How the Islamic State Was Won

James Harkin in Harper's:

ImageIn the summer of 2012, as the initial demonstrations against Bashar al-Assad gave way to armed conflict between government and rebel troops, the Syrian army began pounding parts of its biggest cities with missiles and barrel bombs. The aim was to wipe out the regime’s armed opponents, but the result was to destroy the country’s social fabric and displace whole communities — leaving millions of Syrians with little to lose. Groups like the Nusra Front took control of towns across the north, and foreign jihadis flooded into Syria to join the fight. I’d seen them myself when I went to Aleppo in the spring of 2013. On the way into the city we were surrounded by countless shiny SUVs with tinted windows and black Islamist flags hanging off the back. At one point, as we waited in a traffic jam, a North African jihadi on the back of a truck fixed me with a stare and waved at me to put my camera down.

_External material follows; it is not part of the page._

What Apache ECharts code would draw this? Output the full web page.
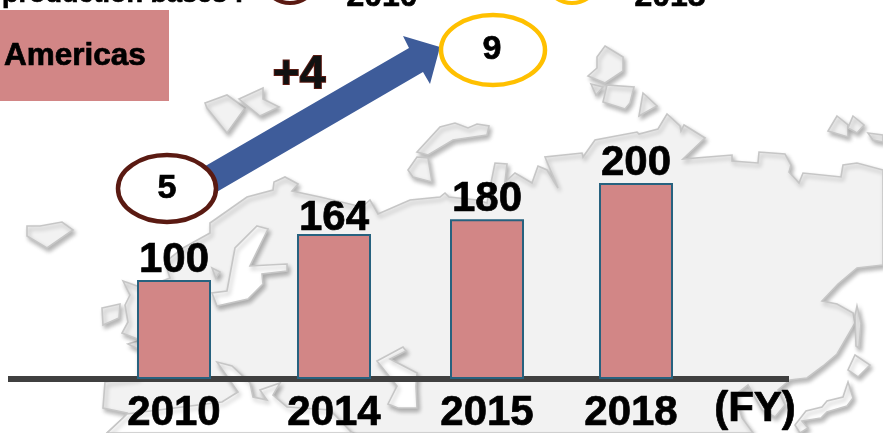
<!DOCTYPE html>
<html>
<head>
<meta charset="utf-8">
<style>html,body{margin:0;padding:0;background:#fff}#c{width:883px;height:433px}</style>
<script src="https://cdn.jsdelivr.net/npm/echarts@6/dist/echarts.min.js"></script>
</head>
<body>
<div id="c"></div>
<script>
// Fiscal years and the index printed above each bar
const categories = ['2010', '2014', '2015', '2018'];
const printedValues = [100, 164, 180, 200];
// Bar heights as drawn in the picture (the source is not to scale with its printed labels)
const drawnHeights = [101, 148, 163, 200];
// Horizontal position of each year on the (unevenly spaced) axis
const barSlots = [0, 16, 31.3, 46.2];
const labelSlots = [0, 16, 31.3, 45.7];
const regionName = 'Americas';
const basesFrom = 5;
const basesTo = 9;
const basesChange = '+4';

const BLACK = '#000';
const FONT = '"Liberation Sans", Arial, sans-serif';
const landStyle = {fill: '#f2f2f2', stroke: '#c6c6c6', lineWidth: 1.6, lineJoin: 'miter',
  shadowBlur: 4, shadowColor: 'rgba(0,0,0,0.28)', shadowOffsetX: 2, shadowOffsetY: 3};
const seaStyle = Object.assign({}, landStyle, {fill: '#fff'});

// Background map, purely decorative
const land = [
  [[183,248],[210,233],[210,223],[220,216],[247,197],[273,190],[274,182],[285,177],[298,184],[292,191],[320,197],[362,207],[370,200],[378,214],[410,200],[440,197],[445,193],[449,197],[477,200],[487,203],[495,163],[507,164],[505,182],[515,173],[532,183],[538,166],[547,170],[558,188],[545,157],[582,153],[583,157],[595,140],[637,132],[639,134],[658,129],[667,114],[680,126],[681,131],[684,125],[705,138],[683,159],[732,155],[732,161],[758,163],[759,152],[785,154],[791,165],[789,172],[799,183],[803,173],[841,177],[843,165],[857,163],[883,170],[883,265],[857,268],[838,284],[822,301],[837,304],[853,313],[855,323],[837,354],[823,366],[807,378],[790,380],[778,390],[785,405],[775,417],[762,410],[748,385],[735,395],[742,418],[753,433],[107,433],[123,418],[127,413],[103,408],[105,382],[138,378],[138,349],[128,344],[138,341],[138,290],[170,278],[165,262]],
  [[205,103],[227,95],[245,108],[227,133],[207,108]],
  [[239,99],[263,88],[263,99],[279,107],[260,116]],
  [[417,152],[440,127],[455,123],[468,128],[477,124],[489,126],[487,135],[453,140],[428,155]],
  [[408,170],[417,157],[428,158],[432,182],[413,177]],
  [[605,46],[623,57],[623,71],[605,83],[588,76],[597,68],[597,57]],
  [[591,84],[603,87],[596,95]],
  [[607,85],[634,87],[630,103],[625,109],[603,102]],
  [[643,93],[657,106],[639,116]],
  [[837,116],[848,125],[848,137],[828,131]],
  [[853,116],[864,125],[857,133],[848,128]],
  [[868,133],[883,135],[883,142],[873,140]],
  [[27,226],[40,226],[62,222],[73,230],[47,248],[27,236]],
  [[102,308],[120,304],[119,318],[103,325]],
  [[123,281],[140,287],[140,340],[122,333],[128,322],[125,305],[130,295]],
  [[212,268],[216,278],[220,272]],
  [[855,316],[857,306],[861,323],[859,348],[856,346]]
];
const seas = [
  [[257,226],[268,229],[250,266],[287,264],[287,271],[262,274],[263,284],[248,299],[217,306],[212,293],[227,291],[235,248]],
  [[377,361],[403,347],[406,351],[390,359],[417,373],[416,386],[417,408],[398,408],[388,404],[397,386]],
  [[127,414],[222,402],[238,392],[217,362],[232,366],[250,383],[253,397],[267,400],[260,390],[280,383],[273,395],[287,407],[330,410],[352,433],[107,433],[123,418]],
  [[855,355],[870,365],[858,377],[848,370]],
  [[848,382],[853,398],[847,406],[827,412],[821,418],[802,421],[808,428],[800,433],[795,425],[806,411],[822,407],[827,401],[843,397]]
];
const mapGraphics = land.map(p => ({type:'polygon', z:0, silent:true, shape:{points:p}, style:landStyle}))
  .concat(seas.map(p => ({type:'polygon', z:0, silent:true, shape:{points:p}, style:seaStyle})));

const txt = (x, y, text, size, extra) => ({type:'text', z:12, x, y, silent:true,
  style:Object.assign({text, fill:BLACK, stroke:BLACK, lineWidth:0.7, font:'bold '+size+'px '+FONT, textAlign:'center', textVerticalAlign:'middle'}, extra||{})});

const overlay = [
  {type:'rect', z:5, silent:true, shape:{x:0,y:10,width:169,height:91}, style:{fill:'#d28686'}},
  txt(4, 56, regionName, 31.5, {textAlign:'left'}),
  {type:'polygon', z:6, silent:true, shape:{points:[[195,172],[409,48],[403,36],[440,47],[430,84],[423,72],[208,197]]}, style:{fill:'#3e5c9a'}},
  {type:'ellipse', z:8, silent:true, shape:{cx:167,cy:188.5,rx:49,ry:33.5}, style:{fill:'#fff',stroke:'#5a1a12',lineWidth:4.5}},
  {type:'ellipse', z:8, silent:true, shape:{cx:493,cy:50,rx:52,ry:35}, style:{fill:'#fff',stroke:'#ffc000',lineWidth:4.5}},
  txt(167, 189, String(basesFrom), 34),
  txt(492, 50, String(basesTo), 34),
  txt(299, 75, basesChange, 46, {fill:'#111', stroke:'#5a1a12', lineWidth:2}),
  txt(755, 409, '(FY)', 42),
  // Legend strip cropped by the top edge of the picture
  txt(2, -5, 'production bases :', 27, {textAlign:'left'}),
  {type:'ellipse', z:8, silent:true, shape:{cx:290,cy:-30,rx:30,ry:33}, style:{fill:'#fff',stroke:'#5a1a12',lineWidth:4}},
  {type:'ellipse', z:8, silent:true, shape:{cx:572,cy:-30,rx:30,ry:33}, style:{fill:'#fff',stroke:'#ffc000',lineWidth:4}},
  txt(382, -3, categories[0], 32),
  txt(670, -3, categories[2], 32)
];

const chart = echarts.init(document.getElementById('c'), null, {renderer:'canvas'});
chart.setOption({
  animation:false,
  backgroundColor:'#fff',
  graphic:{elements:mapGraphics.concat(overlay)},
  grid:{left:8, right:94, top:183, bottom:54, outerBoundsMode:'none'},
  xAxis:{
    type:'value', min:-16.6, max:61.5, splitLine:{show:false},
    axisLine:{show:true, onZero:false, lineStyle:{color:'#404040', width:6, cap:'butt'}},
    axisTick:{show:false},
    axisLabel:{
      customValues:labelSlots, margin:13, color:BLACK, fontWeight:'bold', fontSize:42, fontFamily:FONT,
      textBorderColor:BLACK, textBorderWidth:0.7,
      formatter:v => categories[labelSlots.indexOf(v)] || ''
    }
  },
  yAxis:{type:'value', min:0, max:200, show:false, splitLine:{show:false}},
  series:[{
    type:'bar', barWidth:74, z:3,
    data:barSlots.map((s,i) => {
      const item = {value:[s, drawnHeights[i]]};
      if (i === 1) item.label = {offset:[0, 4]};
      return item;
    }),
    itemStyle:{color:'#d28686', borderColor:'#27627f', borderWidth:2},
    label:{
      show:true, position:'top', distance:-1, color:BLACK, fontWeight:'bold', fontSize:42, fontFamily:FONT,
      textBorderColor:BLACK, textBorderWidth:0.7,
      formatter:p => String(printedValues[p.dataIndex])
    }
  }]
});
</script>
</body>
</html>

Now Nusra’s biggest rival for power in the north is the Islamic State — even though, until February 2014, ISIL was, like Nusra, an affiliate of Al Qaeda. But the marriage had always been uncomfortable. ISIL sprang from Al Qaeda in Iraq, which was led by a Jordanian named Abu Musab al-Zarqawi. Zarqawi had angered Osama bin Laden and Al Qaeda’s leadership by slaughtering Shias in Iraq. After Zarqawi’s death in a U.S. air strike in 2006, the group went into decline until a man named Abu Bakr al-Baghdadi took over, in 2010. Baghdadi started as a low-level street fighter during the American occupation of Iraq and is reported to have done some time in a U.S. Army prison. It was his decision to move the group into Syria’s stateless rebel areas in 2013 that changed its fortunes radically — and pushed its differences with Al Qaeda into the open. Al Qaeda’s aim had been to build a terror organization powerful enough to take the battle to its enemies in the West, but ISIL saw its mission as more religiously purist and more constructive — to improve the piety of Sunni Muslims and build a government around them. After ISIL began competing with the Nusra Front in Syria, Al Qaeda declared it was severing ties with the former.